* THE TASK:
Once the pictures are set aside, transcribe the remaining data exactly.

* AVAILABLE DATA:
◇ ◇ ◇ ◇ ◇ ◇ ◇
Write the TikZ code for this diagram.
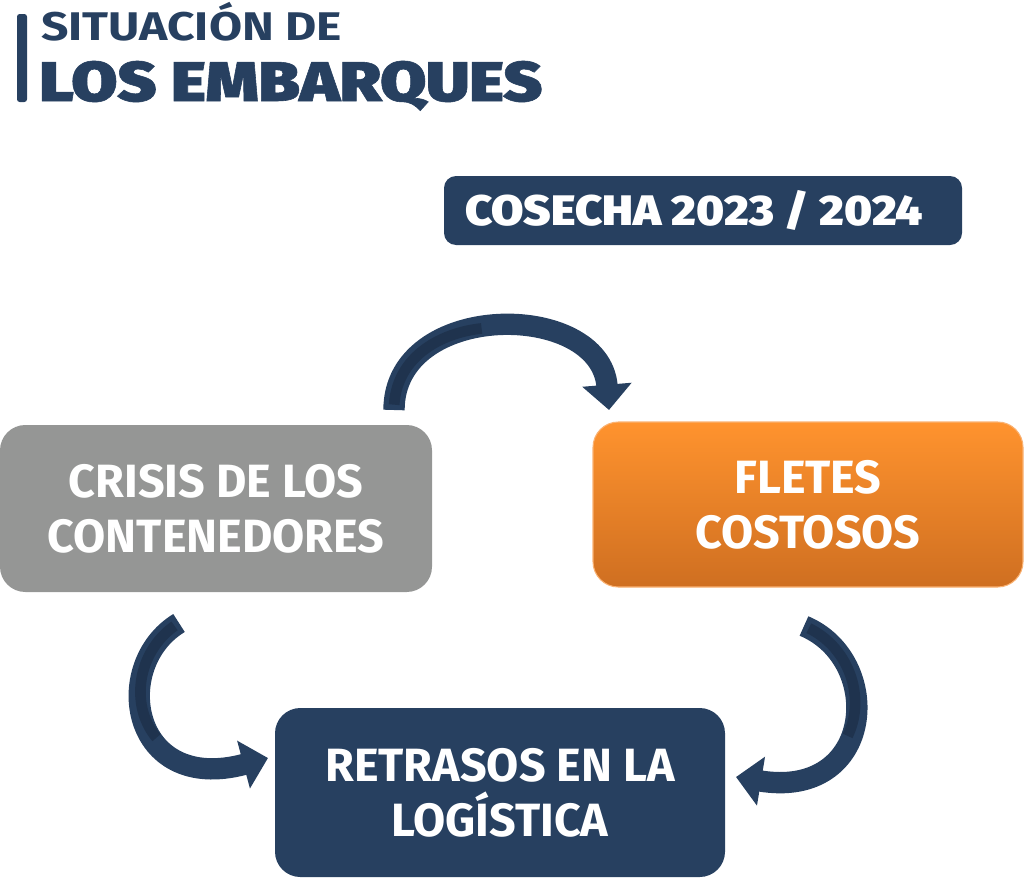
\documentclass[tikz,border=0pt]{standalone}
\usepackage{fontspec}
\usetikzlibrary{arrows.meta}
\setmainfont{Fira Sans}
\newfontfamily\boxfont{Fira Sans}
\newfontfamily\widefont{Fira Sans}[FakeStretch=1.2]
\IfFontExistsTF{Fira Sans Black}
  {\newfontfamily\heavyfont{Fira Sans Black}[FakeStretch=1.1]
   \newfontfamily\bigfont{Fira Sans Black}[FakeStretch=1.19,FakeBold=1]}
  {\newfontfamily\heavyfont{Fira Sans}[UprightFont=* Bold,FakeBold=2,FakeStretch=1.1]
   \newfontfamily\bigfont{Fira Sans}[UprightFont=* Bold,FakeBold=3,FakeStretch=1.19]}
\definecolor{navy}{RGB}{39,64,96}
\definecolor{navydark}{RGB}{31,51,78}
\definecolor{boxgray}{RGB}{149,150,149}
\definecolor{orangetop}{RGB}{255,147,46}
\definecolor{orangebot}{RGB}{207,111,33}
\definecolor{orangeedge}{RGB}{250,178,115}
\tikzset{
  stepbox/.style={rounded corners=19pt, text=white, align=center, inner sep=0pt,
    font=\boxfont\bfseries\fontsize{35}{41}\selectfont},
  fatarrow/.style={draw=navy, line width=16pt, -{Triangle[width=36pt,length=19pt]}},
  arrowshade/.style={draw=navydark, line width=8pt, dash pattern=on 0pt off 4pt on 95pt off 2000pt},
  titletext/.style={anchor=base west, inner sep=0pt, text=navy}
}
\begin{document}
\begin{tikzpicture}[x=0.75pt,y=-0.75pt]
\useasboundingbox (0,0) rectangle (1024,878);
% title
\fill[navy,rounded corners=2pt] (17,14) rectangle (27,102);
\node[titletext, font=\widefont\bfseries\fontsize{30}{30}\selectfont] (tsmall) at (41,40) {SITUACIÓN DE};
\node[titletext, font=\bigfont\fontsize{42}{42}\selectfont] (tbig) at (39,101) {LOS EMBARQUES};
% boxes
\node[stepbox, fill=navy, rounded corners=9pt, minimum width=388.5pt, minimum height=51.75pt] (cosecha) at (703,210.5) {};
\node[text=white, inner sep=0pt, font=\heavyfont\fontsize{32}{32}\selectfont] (cosechatext) at (694,210.5) {COSECHA 2023 / 2024};
\node[stepbox, fill=boxgray, minimum width=324pt, minimum height=125.25pt] (crisis) at (216,508.5)
  {CRISIS DE LOS\\CONTENEDORES};
\node[stepbox, top color=orangetop, bottom color=orangebot, draw=orangeedge, line width=0.8pt,
  minimum width=322.5pt, minimum height=123.75pt] (fletes) at (808,504.5) {FLETES\\COSTOSOS};
\node[stepbox, fill=navy, minimum width=337.5pt, minimum height=126.75pt] (retrasos) at (500,792.5)
  {RETRASOS EN LA\\LOGÍSTICA};
% arrow ends
\coordinate (a1) at (394,410);
\coordinate (b1) at (609,410);
\coordinate (a2) at (804,626);
\coordinate (b2) at (736,777);
\coordinate (a3) at (179,623);
\coordinate (b3) at (268,758);
% arrows
\draw[fatarrow] (a1) .. controls (394,300) and (600,300) .. (b1);
\draw[arrowshade] (a1) .. controls (394,300) and (600,300) .. (b1);
\draw[fatarrow] (a2) .. controls (885,660) and (875,800) .. (b2);
\draw[arrowshade] (a2) .. controls (885,660) and (875,800) .. (b2);
\draw[fatarrow] (a3) .. controls (110,665) and (130,795) .. (b3);
\draw[arrowshade] (a3) .. controls (110,665) and (130,795) .. (b3);
\end{tikzpicture}
\end{document}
◇ ◇ ◇ ◇ ◇ ◇ ◇
* FINISHED ANSWER:
Write the TikZ code for this diagram.
\documentclass[tikz,border=0pt]{standalone}
\usepackage{fontspec}
\usetikzlibrary{arrows.meta}
\setmainfont{Fira Sans}
\newfontfamily\boxfont{Fira Sans}
\newfontfamily\widefont{Fira Sans}[FakeStretch=1.2]
\IfFontExistsTF{Fira Sans Black}
  {\newfontfamily\heavyfont{Fira Sans Black}[FakeStretch=1.1]
   \newfontfamily\bigfont{Fira Sans Black}[FakeStretch=1.19,FakeBold=1]}
  {\newfontfamily\heavyfont{Fira Sans}[UprightFont=* Bold,FakeBold=2,FakeStretch=1.1]
   \newfontfamily\bigfont{Fira Sans}[UprightFont=* Bold,FakeBold=3,FakeStretch=1.19]}
\definecolor{navy}{RGB}{39,64,96}
\definecolor{navydark}{RGB}{31,51,78}
\definecolor{boxgray}{RGB}{149,150,149}
\definecolor{orangetop}{RGB}{255,147,46}
\definecolor{orangebot}{RGB}{207,111,33}
\definecolor{orangeedge}{RGB}{250,178,115}
\tikzset{
  stepbox/.style={rounded corners=19pt, text=white, align=center, inner sep=0pt,
    font=\boxfont\bfseries\fontsize{35}{41}\selectfont},
  fatarrow/.style={draw=navy, line width=16pt, -{Triangle[width=36pt,length=19pt]}},
  arrowshade/.style={draw=navydark, line width=8pt, dash pattern=on 0pt off 4pt on 95pt off 2000pt},
  titletext/.style={anchor=base west, inner sep=0pt, text=navy}
}
\begin{document}
\begin{tikzpicture}[x=0.75pt,y=-0.75pt]
\useasboundingbox (0,0) rectangle (1024,878);
% title
\fill[navy,rounded corners=2pt] (17,14) rectangle (27,102);
\node[titletext, font=\widefont\bfseries\fontsize{30}{30}\selectfont] (tsmall) at (41,40) {SITUACIÓN DE};
\node[titletext, font=\bigfont\fontsize{42}{42}\selectfont] (tbig) at (39,101) {LOS EMBARQUES};
% boxes
\node[stepbox, fill=navy, rounded corners=9pt, minimum width=388.5pt, minimum height=51.75pt] (cosecha) at (703,210.5) {};
\node[text=white, inner sep=0pt, font=\heavyfont\fontsize{32}{32}\selectfont] (cosechatext) at (694,210.5) {COSECHA 2023 / 2024};
\node[stepbox, fill=boxgray, minimum width=324pt, minimum height=125.25pt] (crisis) at (216,508.5)
  {CRISIS DE LOS\\CONTENEDORES};
\node[stepbox, top color=orangetop, bottom color=orangebot, draw=orangeedge, line width=0.8pt,
  minimum width=322.5pt, minimum height=123.75pt] (fletes) at (808,504.5) {FLETES\\COSTOSOS};
\node[stepbox, fill=navy, minimum width=337.5pt, minimum height=126.75pt] (retrasos) at (500,792.5)
  {RETRASOS EN LA\\LOGÍSTICA};
% arrow ends
\coordinate (a1) at (394,410);
\coordinate (b1) at (609,410);
\coordinate (a2) at (804,626);
\coordinate (b2) at (736,777);
\coordinate (a3) at (179,623);
\coordinate (b3) at (268,758);
% arrows
\draw[fatarrow] (a1) .. controls (394,300) and (600,300) .. (b1);
\draw[arrowshade] (a1) .. controls (394,300) and (600,300) .. (b1);
\draw[fatarrow] (a2) .. controls (885,660) and (875,800) .. (b2);
\draw[arrowshade] (a2) .. controls (885,660) and (875,800) .. (b2);
\draw[fatarrow] (a3) .. controls (110,665) and (130,795) .. (b3);
\draw[arrowshade] (a3) .. controls (110,665) and (130,795) .. (b3);
\end{tikzpicture}
\end{document}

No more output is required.